3) non-wage fringe benefits will fall as employers look for ways to cut back to offset the higher money wage.  Like what???
4) discrimination will rise - there is now a surplus of workers for every job.
5) unemployment will rise
6) reduction in work opportunities - fewer unskilled workers will gain work experience.  Predicament: It's hard to get a job without experience, but they cannot get experience without a job.
7) less on-the-job training.  Example: I'll give an unskilled worker his/her first job starting at $4 and then give them on-the-job training (which is costly, takes time, effort), but if I have to pay $5.15 then I won't give on-the-job training.  I'll either hire more experienced , older "unskilled" workers, or I'll hire unexperienced workers and just cut back on training to save money.

Estimated Impact?  For a 10% increase in Min Wage, employment falls by 1-3%.  10,000 - 30,000 lost jobs per 1m unskilled workers.

Do Min Wage Laws help the poor?  Common argument for raising min wage.  "You can't support a family on the min wage - $10,000."  Responses:

1) Remember that raising the min wage doesn't force employers to hire (or retain) workers, it just makes it illegal to pay them less than the minimum.  So if you are trying to support a family and you lose your job, or can't find one, you surely won't be able to support a family on $0.00/hour.

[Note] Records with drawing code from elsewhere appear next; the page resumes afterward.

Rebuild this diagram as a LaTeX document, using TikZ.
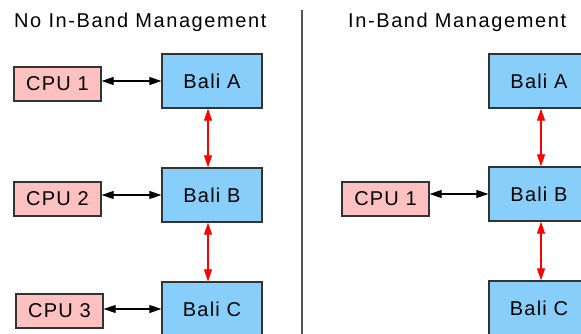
\documentclass[tikz,border=0pt]{standalone}
\usepackage{fontspec}
\setmainfont{Liberation Sans}
\newfontfamily\boxfont{Liberation Sans}[LetterSpace=6]
\newfontfamily\headfont{Liberation Sans}[LetterSpace=8]
\usetikzlibrary{arrows.meta}
\definecolor{cpupink}{RGB}{255,192,192}
\definecolor{baliblue}{RGB}{135,206,250}
\definecolor{boxedge}{RGB}{51,51,51}
\definecolor{rulegray}{RGB}{85,85,85}

\begin{document}
\begin{tikzpicture}[x=1pt,y=-1pt,
    cpu/.style={draw=boxedge,line width=1.4pt,fill=cpupink,minimum width=87pt,minimum height=34pt,inner sep=0pt,font=\boxfont\fontsize{20}{24}\selectfont},
    bali/.style={draw=boxedge,line width=1.4pt,fill=baliblue,minimum width=100pt,minimum height=54pt,inner sep=0pt,font=\boxfont\fontsize{20}{24}\selectfont},
    headtext/.style={anchor=base west,inner sep=0pt,font=\headfont\fontsize{20}{24}\selectfont},
    link/.style={{Triangle[length=12pt,width=8pt]}-{Triangle[length=12pt,width=8pt]},line width=1.1pt},
    redlink/.style={link,red}]
    \useasboundingbox (0,0) rectangle (581,334);
    \clip (0,0) rectangle (581,334);
    \fill[white] (0,0) rectangle (581,334);
    \begin{scope}[shift={(0,0)}]
        \node[headtext] (head) at (14,28) {No In-Band Management};

        \node[cpu] (cpu1) at (57.5,84) {CPU 1};
        \node[cpu] (cpu2) at (57.5,199) {CPU 2};
        \node[cpu] (cpu3) at (59.5,311) {CPU 3};

        \node[bali] (baliA) at (212,81) {Bali A};
        \node[bali] (baliB) at (212,195) {Bali B};
        \node[bali] (baliC) at (212,309) {Bali C};

        \draw[link] (baliA.west -| cpu1.east) -- (baliA.west);
        \draw[link] (baliB.west -| cpu2.east) -- (baliB.west);
        \draw[link] (baliC.west -| cpu3.east) -- (baliC.west);
        \draw[redlink] ([xshift=-4pt]baliA.south) -- ([xshift=-4pt]baliB.north);
        \draw[redlink] ([xshift=-4pt]baliB.south) -- ([xshift=-4pt]baliC.north);
    \end{scope}
    \coordinate (ruletop) at (302,10);
    \coordinate (rulebot) at (302,340);
    \draw[rulegray,line width=1.5pt] (ruletop) -- (rulebot);
    \begin{scope}[shift={(0,0)}]
        \node[headtext] (head) at (348,28) {In-Band Management};

        \node[cpu] (cpu1) at (385.5,199) {CPU 1};

        \node[bali] (baliA) at (539,81) {Bali A};
        \node[bali] (baliB) at (539,194) {Bali B};
        \node[bali] (baliC) at (539,308) {Bali C};

        \draw[link] (baliB.west -| cpu1.east) -- (baliB.west);
        \draw[redlink] ([xshift=2pt]baliA.south) -- ([xshift=2pt]baliB.north);
        \draw[redlink] ([xshift=2pt]baliB.south) -- ([xshift=2pt]baliC.north);
    \end{scope}
\end{tikzpicture}
\end{document}
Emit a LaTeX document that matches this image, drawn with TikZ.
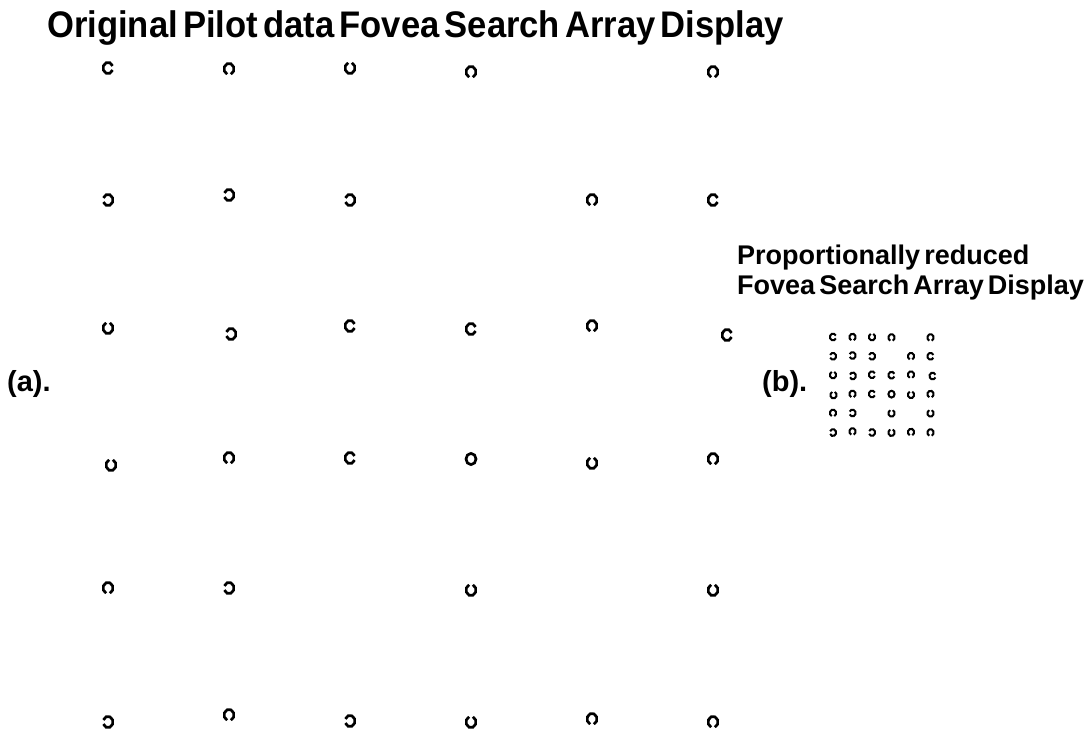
\documentclass[tikz,border=0pt]{standalone}
\usepackage{fontspec}
\setmainfont{Liberation Sans}
\newcommand\lcring[5]{%
  \draw[bigring] ({108+121*(#1-1)+#4},{68+130*(#2-1)+#5}) ++(#3+22:5pt and 5.6pt) arc[start angle=#3+22,end angle=#3+338,x radius=5pt,y radius=5.6pt];
  \draw[smallring] ({833+19.5*(#1-1)+0.15*(#4)},{337+19*(#2-1)+0.15*(#5)}) ++(#3+24:3.1pt and 3.4pt) arc[start angle=#3+24,end angle=#3+336,x radius=3.1pt,y radius=3.4pt];}
\newcommand\lcclosed[4]{%
  \draw[bigring] ({108+121*(#1-1)+#3},{68+130*(#2-1)+#4}) ellipse[x radius=5pt,y radius=5.6pt];
  \draw[smallring] ({833+19.5*(#1-1)+0.15*(#3)},{337+19*(#2-1)+0.15*(#4)}) ellipse[x radius=3.1pt,y radius=3.4pt];}
\begin{document}
\begin{tikzpicture}[x=1pt,y=-1pt,
  bigring/.style={line width=2.7pt,black},
  smallring/.style={line width=2.0pt,black},
  lbl/.style={font=\fontsize{29}{32}\selectfont\bfseries, inner sep=0pt, anchor=base west},
  sub/.style={font=\fontsize{27}{30}\selectfont\bfseries, inner sep=0pt, anchor=base west}]
\useasboundingbox (0,0) rectangle (1091,735);
\node[font=\fontsize{37}{42}\selectfont\bfseries, inner sep=0pt, anchor=base west] (title) at (47,38)
  {\scalebox{0.935}[1]{\spaceskip=0.15em\relax Original Pilot data Fovea Search Array Display}};
\node[sub] (sub1) at (737,264) {\spaceskip=0.15em\relax Proportionally reduced};
\node[sub] (sub2) at (737,294) {\spaceskip=0.15em\relax Fovea Search Array Display};
\node[lbl] (la) at (7,391) {(a).};
\node[lbl] (lb) at (762,391) {(b).};
% row 1
\lcring{1}{1}{0}{0}{0} \lcring{2}{1}{270}{0}{1} \lcring{3}{1}{90}{0}{0} \lcring{4}{1}{270}{0}{4} \lcring{6}{1}{270}{0}{4}
% row 2
\lcring{1}{2}{180}{0}{2} \lcring{2}{2}{180}{0}{-3} \lcring{3}{2}{180}{0}{2} \lcring{5}{2}{270}{0}{2} \lcring{6}{2}{0}{0}{2}
% row 3
\lcring{1}{3}{90}{0}{0} \lcring{2}{3}{180}{2}{6} \lcring{3}{3}{0}{0}{-2} \lcring{4}{3}{0}{0}{1} \lcring{5}{3}{270}{0}{-2} \lcring{6}{3}{0}{14}{7}
% row 4
\lcring{1}{4}{90}{3}{7} \lcring{2}{4}{270}{0}{0} \lcring{3}{4}{0}{0}{0} \lcclosed{4}{4}{0}{1} \lcring{5}{4}{90}{0}{5} \lcring{6}{4}{270}{0}{1}
% row 5
\lcring{1}{5}{270}{0}{0} \lcring{2}{5}{180}{0}{0} \lcring{4}{5}{90}{0}{2} \lcring{6}{5}{90}{0}{2}
% row 6
\lcring{1}{6}{180}{0}{4} \lcring{2}{6}{270}{0}{-3} \lcring{3}{6}{180}{0}{3} \lcring{4}{6}{90}{0}{4} \lcring{5}{6}{270}{0}{1} \lcring{6}{6}{270}{0}{4}
\end{tikzpicture}
\end{document}
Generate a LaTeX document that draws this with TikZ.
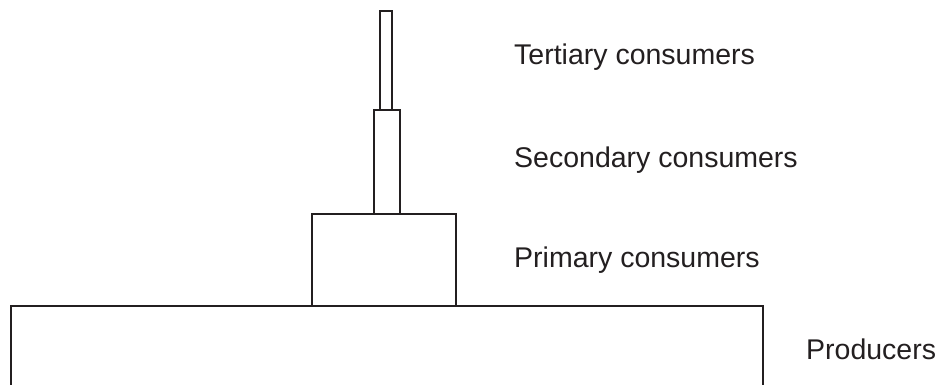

2) Most min wage workers (88%) are NOT workers trying to support a family (only 12%).   31% of min wage workers are teenagers, 63% of min wage workers are part-time, more than 50% are members of a family with household income above the median.  Typical min wage worker is a spouse or teenage member of a household with family income well above the poverty level.  Raising min wage would not be a very effective way of helping the poor.  There are other programs that would be much more effective for dealing with low income households.